Updated: Mar 12, 2022

Can you have sex if you have a chronic illness?


A new diagnosis can make doing everyday tasks daunting, including having sex.


You might be worried that your body is no longer functioning as it did or that your symptoms will restrict you.


You might be concerned about how your body looks, feels, or performs.



If your partner is your caregiver, the dynamics in your relationship might have changed. You might also have less energy and desire for sex.


But sex is still possible with a chronic illness as long as you and your partner are willing to communicate and get creative.


1. Sex does not always mean penetration. Get creative and experiment. This can be a great way to maintain closeness with your partner if you are avoiding more strenuous physical activity.


Try out toys or explore mutual masturbation. This can create more intimacy with your partner.


Focus on intimacy and pleasure over performance and orgasm. Non-sexual intimacy, like taking a trip together or just cuddling is also very important.

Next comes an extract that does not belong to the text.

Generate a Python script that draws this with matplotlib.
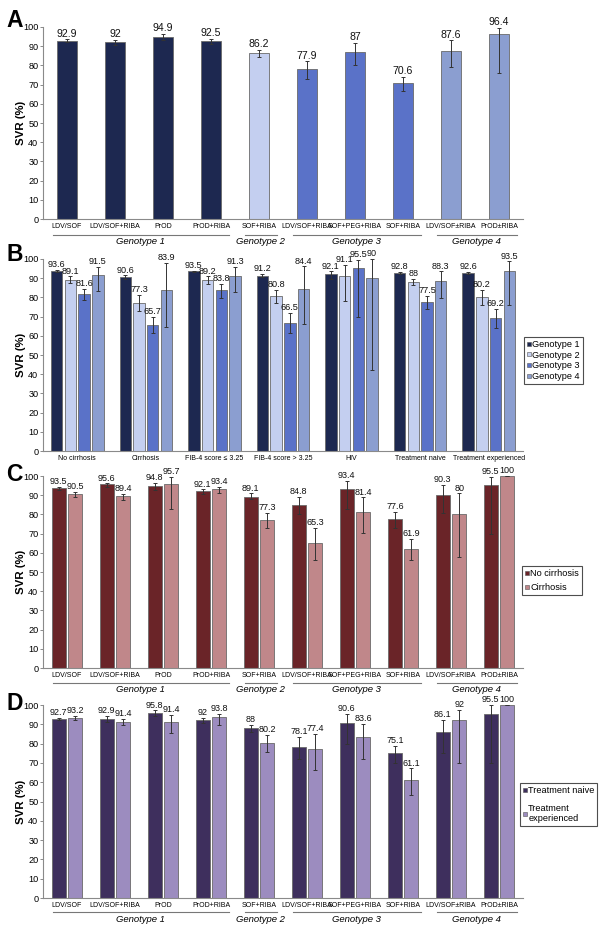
import matplotlib
matplotlib.use("Agg")
import matplotlib.pyplot as plt
from matplotlib.lines import Line2D
import numpy as np

plt.rcParams['font.family'] = ['Liberation Sans', 'DejaVu Sans']

# ---------------- data ----------------
regimens = ["LDV/SOF", "LDV/SOF+RIBA", "PrOD", "PrOD+RIBA", "SOF+RIBA",
            "LDV/SOF+RIBA", "SOF+PEG+RIBA", "SOF+RIBA", "LDV/SOF±RIBA", "PrOD±RIBA"]
regimen_genotype = [1, 1, 1, 1, 2, 3, 3, 3, 4, 4]
genotype_labels = ["Genotype 1", "Genotype 2", "Genotype 3", "Genotype 4"]

a_svr = [92.9, 92, 94.9, 92.5, 86.2, 77.9, 87, 70.6, 87.6, 96.4]
a_low = [92.2, 90.8, 93.0, 91.2, 84.5, 73.0, 80.0, 66.8, 79.0, 76.0]
a_high = [93.6, 93.2, 96.6, 93.8, 88.0, 82.1, 91.7, 74.0, 93.0, 99.7]

subgroups = ["No cirrhosis", "Cirrhosis", "FIB-4 score ≤ 3.25", "FIB-4 score > 3.25",
             "HIV", "Treatment naive", "Treatment experienced"]
b_g1 = [93.6, 90.6, 93.5, 91.2, 92.1, 92.8, 92.6]
b_g1_low = [93.0, 89.6, 93.0, 90.4, 89.5, 92.4, 92.1]
b_g1_high = [94.3, 91.5, 94.0, 92.2, 93.5, 93.2, 93.1]
b_g2 = [89.1, 77.3, 89.2, 80.8, 91.1, 88, 80.2]
b_g2_low = [87.5, 73.0, 87.0, 77.0, 77.9, 86.6, 76.0]
b_g2_high = [91.0, 81.4, 91.0, 84.0, 97.0, 89.5, 84.0]
b_g3 = [81.6, 65.7, 83.8, 66.5, 95.5, 77.5, 69.2]
b_g3_low = [78.4, 61.3, 79.6, 61.3, 70.0, 74.0, 64.0]
b_g3_high = [84.3, 69.7, 87.0, 71.8, 99.6, 80.8, 73.9]
b_g4 = [91.5, 83.9, 91.3, 84.4, 90, 88.3, 93.5]
b_g4_low = [83.4, 64.8, 83.0, 66.0, 42.0, 79.6, 76.0]
b_g4_high = [95.8, 97.9, 95.8, 96.2, 100.0, 93.5, 98.8]

c_nocirr = [93.5, 95.6, 94.8, 92.1, 89.1, 84.8, 93.4, 77.6, 90.3, 95.5]
c_nocirr_low = [92.8, 94.1, 92.7, 90.6, 87.8, 80.0, 82.7, 72.8, 80.6, 69.8]
c_nocirr_high = [94.2, 96.2, 96.5, 93.0, 91.0, 89.3, 97.4, 81.5, 95.3, 99.7]
c_cirr = [90.5, 89.4, 95.7, 93.4, 77.3, 65.3, 81.4, 61.9, 80, 100]
c_cirr_low = [88.9, 87.5, 83.0, 91.0, 72.8, 56.3, 70.2, 56.0, 58.0, 100]
c_cirr_high = [91.9, 90.5, 99.7, 94.5, 80.6, 72.8, 88.9, 67.1, 91.0, 100]

d_naive = [92.7, 92.9, 95.8, 92, 88, 78.1, 90.6, 75.1, 86.1, 95.5]
d_naive_low = [92.0, 91.4, 94.3, 90.7, 86.2, 72.0, 79.6, 70.0, 75.3, 69.7]
d_naive_high = [93.4, 94.2, 97.2, 93.3, 89.8, 83.5, 95.3, 78.7, 92.2, 100]
d_exp = [93.2, 91.4, 91.4, 93.8, 80.2, 77.4, 83.6, 61.1, 92, 100]
d_exp_low = [92.2, 89.5, 85.3, 89.6, 75.8, 66.4, 71.8, 53.3, 70.2, 100]
d_exp_high = [94.5, 92.7, 94.8, 95.3, 84.4, 84.9, 90.1, 67.1, 97.4, 100]

geno_colors = ['#1d2850', '#c4cff0', '#5a72c8', '#8b9ed0']
c_colors = ['#6a2428', '#c0878a']
d_colors = ['#3e2f5d', '#9c8cbf']

# ---------------- figure ----------------
W, H = 601, 938
fig = plt.figure(figsize=(W / 100, H / 100), dpi=100)

def rect(top_px, bot_px):
    return [43 / W, 1 - bot_px / H, 480 / W, (bot_px - top_px) / H]

EDGE = '#6a6a6a'
ERRC = '#333333'

def style_axis(ax, xlabels, xfs=5.0):
    ax.set_ylim(0, 100)
    ax.set_yticks(np.arange(0, 101, 10))
    ax.tick_params(axis='y', labelsize=6.6, length=2.5, width=0.6, color='#777777', pad=0.8)
    ax.tick_params(axis='x', length=0, labelsize=xfs, pad=3)
    for s in ['top', 'right']:
        ax.spines[s].set_visible(False)
    for s in ['left', 'bottom']:
        ax.spines[s].set_color('#8a8a8a')
        ax.spines[s].set_linewidth(0.8)
    ax.set_ylabel('SVR (%)', fontsize=8.2, fontweight='bold')
    ax.yaxis.set_label_coords(-0.036, 0.5)
    ax.set_xticks(np.arange(len(xlabels)))
    ax.set_xticklabels(xlabels)

def bars(ax, x, vals, lo, hi, colors, width, fs):
    vals = np.asarray(vals, float)
    lo = np.asarray(lo, float)
    hi = np.asarray(hi, float)
    ax.bar(x, vals, width=width, color=colors, edgecolor=EDGE, linewidth=0.6, zorder=2)
    yerr = np.vstack([vals - lo, hi - vals])
    ax.errorbar(x, vals, yerr=yerr, fmt='none', ecolor=ERRC, elinewidth=0.7,
                capsize=1.2, capthick=0.7, zorder=3)
    for xi, v, h in zip(x, vals, hi):
        ax.text(xi, max(h, v) + 0.4, f"{v:g}", ha='center', va='bottom',
                fontsize=fs, color='#111111', zorder=4)

def genotype_groups(ax, line_y, text_y):
    tr = ax.get_xaxis_transform()
    gen = np.asarray(regimen_genotype)
    for g, lab in enumerate(genotype_labels, start=1):
        idx = np.where(gen == g)[0]
        x0, x1 = idx.min() - 0.3, idx.max() + 0.37
        ax.plot([x0, x1], [line_y, line_y], color='#777777', lw=0.8,
                transform=tr, clip_on=False)
        ax.text((x0 + x1) / 2, text_y, lab, transform=tr, ha='center', va='center',
                fontsize=6.8, style='italic')

def legend(ax, labels, colors, x_px, y_px, spacing):
    handles = [Line2D([], [], marker='s', linestyle='', markersize=3.2,
                      markerfacecolor=c, markeredgecolor='#555555', markeredgewidth=0.4)
               for c in colors]
    lg = fig.legend(handles, labels, loc='upper left',
                    bbox_to_anchor=(x_px / W, 1 - y_px / H),
                    fontsize=6.6, handlelength=0.5, handletextpad=0.1,
                    borderpad=0.3, labelspacing=spacing, frameon=True,
                    fancybox=False, borderaxespad=0)
    lg.get_frame().set_edgecolor('#222222')
    lg.get_frame().set_linewidth(0.8)

# ---- Panel A ----
axA = fig.add_axes(rect(27, 219))
xA = np.arange(len(regimens))
bars(axA, xA, a_svr, a_low, a_high, [geno_colors[g - 1] for g in regimen_genotype], 0.4, 7.6)
style_axis(axA, regimens)
axA.set_xlim(-0.5, len(regimens) - 0.5)
genotype_groups(axA, -0.083, -0.115)

# ---- Panel B ----
axB = fig.add_axes(rect(259, 451))
xB = np.arange(len(subgroups))
step = 0.2
series_b = [(b_g1, b_g1_low, b_g1_high), (b_g2, b_g2_low, b_g2_high),
            (b_g3, b_g3_low, b_g3_high), (b_g4, b_g4_low, b_g4_high)]
for k, (v, lo, hi) in enumerate(series_b):
    bars(axB, xB + (k - 1.5) * step, v, lo, hi, geno_colors[k], 0.165, 6.6)
style_axis(axB, subgroups)
axB.set_xlim(-0.5, len(subgroups) - 0.5)
legend(axB, genotype_labels, geno_colors, 524, 337, 0.2)

# ---- Panel C ----
axC = fig.add_axes(rect(476, 668))
xC = np.arange(len(regimens))
bars(axC, xC - 0.17, c_nocirr, c_nocirr_low, c_nocirr_high, c_colors[0], 0.29, 6.5)
bars(axC, xC + 0.17, c_cirr, c_cirr_low, c_cirr_high, c_colors[1], 0.29, 6.5)
style_axis(axC, regimens)
axC.set_xlim(-0.5, len(regimens) - 0.5)
genotype_groups(axC, -0.078, -0.11)
legend(axC, ["No cirrhosis", "Cirrhosis"], c_colors, 522, 566, 0.55)

# ---- Panel D ----
axD = fig.add_axes(rect(705, 898))
xD = np.arange(len(regimens))
bars(axD, xD - 0.17, d_naive, d_naive_low, d_naive_high, d_colors[0], 0.29, 6.5)
bars(axD, xD + 0.17, d_exp, d_exp_low, d_exp_high, d_colors[1], 0.29, 6.5)
style_axis(axD, regimens)
axD.set_xlim(-0.5, len(regimens) - 0.5)
genotype_groups(axD, -0.073, -0.109)
legend(axD, ["Treatment naive", "Treatment\nexperienced"], d_colors, 520, 783, 1.0)

# ---- panel letters ----
for letter, top in [("A", 9), ("B", 243), ("C", 463), ("D", 692)]:
    fig.text(6 / W, 1 - top / H, letter, fontsize=16.5, fontweight='bold', va='top', ha='left')

fig.savefig("out.png", dpi=100)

2. Communication is key. It can be scary to tell your partner that you can’t have sex in certain positions due to pain or fatigue.


But this can be a great chance to get to know each other better and discuss what changes you would like to make in your sex life.


Try to accept that the diagnosis changes the relationship, and try to come up with a new normal for you both.


3. Plan ahead. Make sure that you are well rested before sex. Don’t be afraid to take a break during sex to cool off or hydrate.


For those with POTS:

  • Plan sexual activity when you feel less symptomatic. For many, this is in the afternoon or evening.

  • Avoid positions that cause blood pooling

  • Make sure the room is cool so that you do not overheat

  • Do not skip your medications before sex

  • Avoid taking hot showers and baths before sex


Sex is about the journey, not the destination. So take sex at a pace that you and your partner enjoy, don’t compare your journey with others or what you think ‘should’ happen during sex.